Debate encerra a 6ª Mostra Mundo Árabe de Cinema
A Cinemateca Brasileira foi palco, na noite de 29/6, de um importante debate sobre a produção cinematográfica no mundo árabe. Com a presença da diretora tunisiana Raja Amari, a atividade encerrou a 6ª Mostra Mundo Árabe de Cinema. A mesa contou também com as presenças de Nágila Guimarães, curadora da Mostra, Soraya Smaili, Diretora Cultural e Científica do ICArabe, e mediação de Aimar Labaki.
Antes do debate, foi exibido “Segredos enterrados”, dirigido por Raja. O filme conta a história de três mulheres que vivem isoladas em um palácio abandonado, guardando um segredo sobre sua família. A existência delas se modifica a partir da chegada de Salma, que passa a partilhar da rotina das mulheres como prisioneira.
Para iniciar a discussão, Soraya Smaili relatou ao público como surgiu a ideia de realizar mostras de cinema voltadas unicamente para a produção árabe. Segundo ela, o cinema árabe, apesar de pouco conhecido, era muito desejado. Afinal, diversos países árabes possuem grande tradição em produzir filmes, como o Egito. Em seguida, Nágila contou que começou a pensar em fazer a curadoria da mostra em 2009, a partir do crescimento das produções em número e qualidade. “Não tivemos a intenção de focar em questões políticas, mas sim de ter várias histórias, vários diretores, de diferentes países”, explicou.
Na sequência, Raja Amari, passou a responder perguntas de Aimar Labaki e do público, ávido por informações tanto sobre o cinema como sobre a recente revolução na Tunísia, que derrubou a ditadura de Ben Ali após mais de vinte anos de regime. Segundo Raja, a Tunísia produz em média três ou quatro filmes por ano, com financiamento do Ministério da Cultura. Como os recursos não são suficientes, os diretores apelam para as co-produções com outros países, geralmente europeus.

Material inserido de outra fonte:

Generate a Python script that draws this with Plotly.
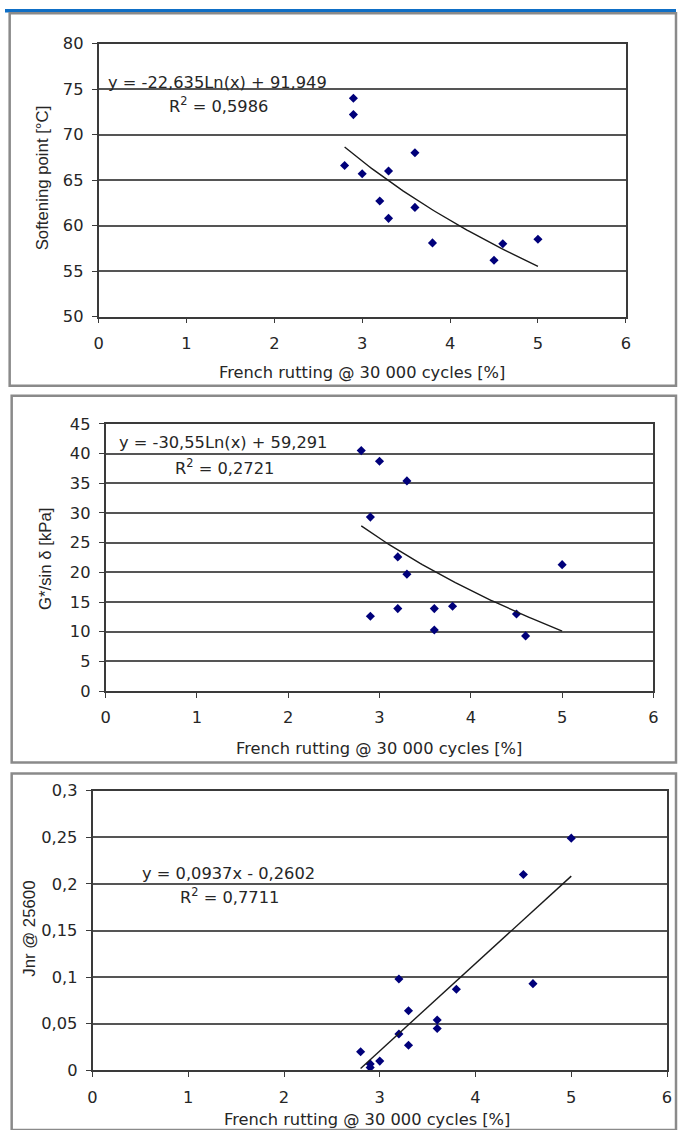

Raja falou também sobre a censura política que os filmes tunisianos enfrentam por serem financiados por órgãos do governo. Para driblá-la, e também garantir mais recursos, está sendo criada uma estrutura independente, reunindo cineastas tunisianos. Esse órgão, semelhante a um sindicato, produziu um documentário sobre a revolução que tirou Ben Ali do poder e pretende criar uma estrutura que regule a produção cinematográfica no futuro.
Para a diretora, que levou três anos para concluir “Segredos enterrados”, a grande dificuldade em fazer filmes em seu país é mesmo a busca por financiamento. Segundo Raja, seu filme suscitou intenso debate, principalmente por tocar em elementos como o desejo e o corpo femininos. “As personagens principais são femininas. Os conflitos, as complicações, estão centradas sobre o corpo das mulheres, no filme e na realidade”, disse.
Perguntada sobre seu conhecimento sobre o cinema brasileiro, Raja contou estar na fase da descoberta, pois há pouca difusão na Tunísia. “Conheço um pouco mais o cinema argentino”, falou.
Muitas questões giraram em torno da representação da mulher árabe. Raja enfatizou o fato de que seu filme não representa necessariamente uma realidade social, e tampouco tem a pretensão de falar sobre a mulher árabe, mas sim contar uma história de ficção. Para ela, é difícil falar sobre um cinema árabe, pois a realidade dos países – e, consequentemente, de suas expressões artísticas – são muito distintas. “Não gostaria de rotular meu cinema como árabe”, disse, “pois sofro diversas influências”. A diretora citou o exemplo do cinema iraniano, que, para ela, não tem uma identidade unicamente árabe, mas é composto por influências distintas.
Sobre as co-produções, que foram diversas vezes questionadas, Raja disse que procura escolher profissionais que trabalharam em filmes que a agradaram. Em “Segredos enterrados”, ela empregou técnicos franceses, turcos e tunisianos, resultando em uma boa experiência de trabalho.
Raja falou também sobre questões políticas, principalmente sobre a revolução. Disse que a Tunísia enfrenta agora um período de transição, pois ainda não foram realizadas eleições. “Espero que as coisas aconteçam”, disse. Questionada sobre a possibilidade de união dos países árabes em uma estrutura semelhante à da União Européia, Raja afirmou que se tratar de realidades muito diferentes, e que essas diferenças são importantes.